## Data lines
.....

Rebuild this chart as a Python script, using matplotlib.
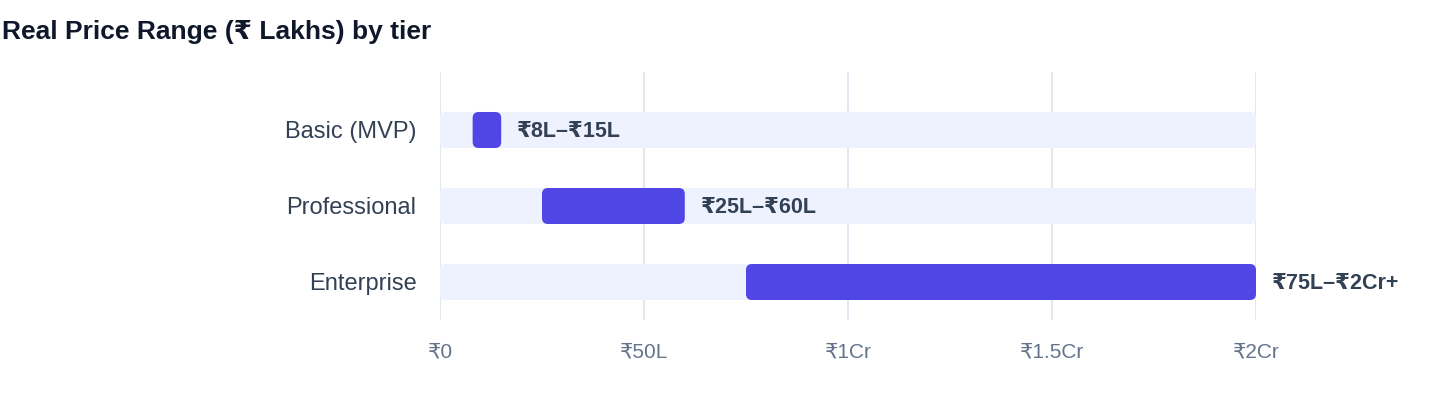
import matplotlib
matplotlib.use('Agg')
import matplotlib.pyplot as plt
from matplotlib.patches import FancyBboxPatch

plt.rcParams['font.family'] = ['Liberation Sans', 'DejaVu Sans']

# data (values in Lakhs)
tiers = ["Basic (MVP)", "Professional", "Enterprise"]
low = [8, 25, 75]
high = [15, 60, 200]
range_labels = ["₹8L–₹15L", "₹25L–₹60L", "₹75L–₹2Cr+"]
ticks = [0, 50, 100, 150, 200]
tick_labels = ["₹0", "₹50L", "₹1Cr", "₹1.5Cr", "₹2Cr"]
axis_max = 200

bar_color = "#4F46E5"
track_color = "#EEF2FF"
grid_color = "#E2E8F0"

W, H = 1440, 408
fig = plt.figure(figsize=(W / 100, H / 100), dpi=100)
ax = fig.add_axes([440 / W, (H - 320) / H, 816 / W, 248 / H])

ax.set_xlim(0, axis_max)
ax.set_ylim(2.5, -0.763)

# how many data units per pixel, for rounded corners
ux = axis_max / 816
uy = (2.5 + 0.763) / 248
aspect = uy / ux
bar_h = 36 * uy
r = 6 * ux

def rounded(x0, x1, y, color, z):
    p = FancyBboxPatch((x0, y - bar_h / 2), x1 - x0, bar_h,
                       boxstyle="round,pad=0,rounding_size=%f" % r,
                       mutation_aspect=aspect, facecolor=color,
                       edgecolor="none", zorder=z)
    ax.add_patch(p)

for i, name in enumerate(tiers):
    rounded(0, axis_max, i, track_color, 2)
    rounded(low[i], high[i], i, bar_color, 3)
    ax.annotate(range_labels[i], (high[i], i), xytext=(11.5, -1),
                textcoords="offset points", va="center", ha="left",
                fontsize=15.5, fontweight="bold", color="#334155", zorder=4)

ax.set_yticks(range(len(tiers)))
ax.set_yticklabels(tiers, fontsize=17, color="#334155")
ax.set_xticks(ticks)
ax.set_xticklabels(tick_labels, fontsize=15, color="#64748B")
ax.tick_params(axis="both", length=0)
ax.tick_params(axis="x", pad=16)
ax.tick_params(axis="y", pad=17)

for t in ticks:
    ax.axvline(t, color=grid_color, lw=1.5, zorder=1)

for s in ax.spines.values():
    s.set_visible(False)

fig.text(2 / W, 1 - 32 / H, "Real Price Range (₹ Lakhs) by tier",
         fontsize=19, fontweight="bold", color="#0F172A",
         ha="left", va="center")

fig.savefig("out.png", dpi=100)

.....

## Stated exercise
Return only the lines running from the top of the data to the line that holds "axis_max = 200". Include both of those lines, but skip the pictures.

## Task result
Rebuild this chart as a Python script, using matplotlib.
import matplotlib
matplotlib.use('Agg')
import matplotlib.pyplot as plt
from matplotlib.patches import FancyBboxPatch

plt.rcParams['font.family'] = ['Liberation Sans', 'DejaVu Sans']

# data (values in Lakhs)
tiers = ["Basic (MVP)", "Professional", "Enterprise"]
low = [8, 25, 75]
high = [15, 60, 200]
range_labels = ["₹8L–₹15L", "₹25L–₹60L", "₹75L–₹2Cr+"]
ticks = [0, 50, 100, 150, 200]
tick_labels = ["₹0", "₹50L", "₹1Cr", "₹1.5Cr", "₹2Cr"]
axis_max = 200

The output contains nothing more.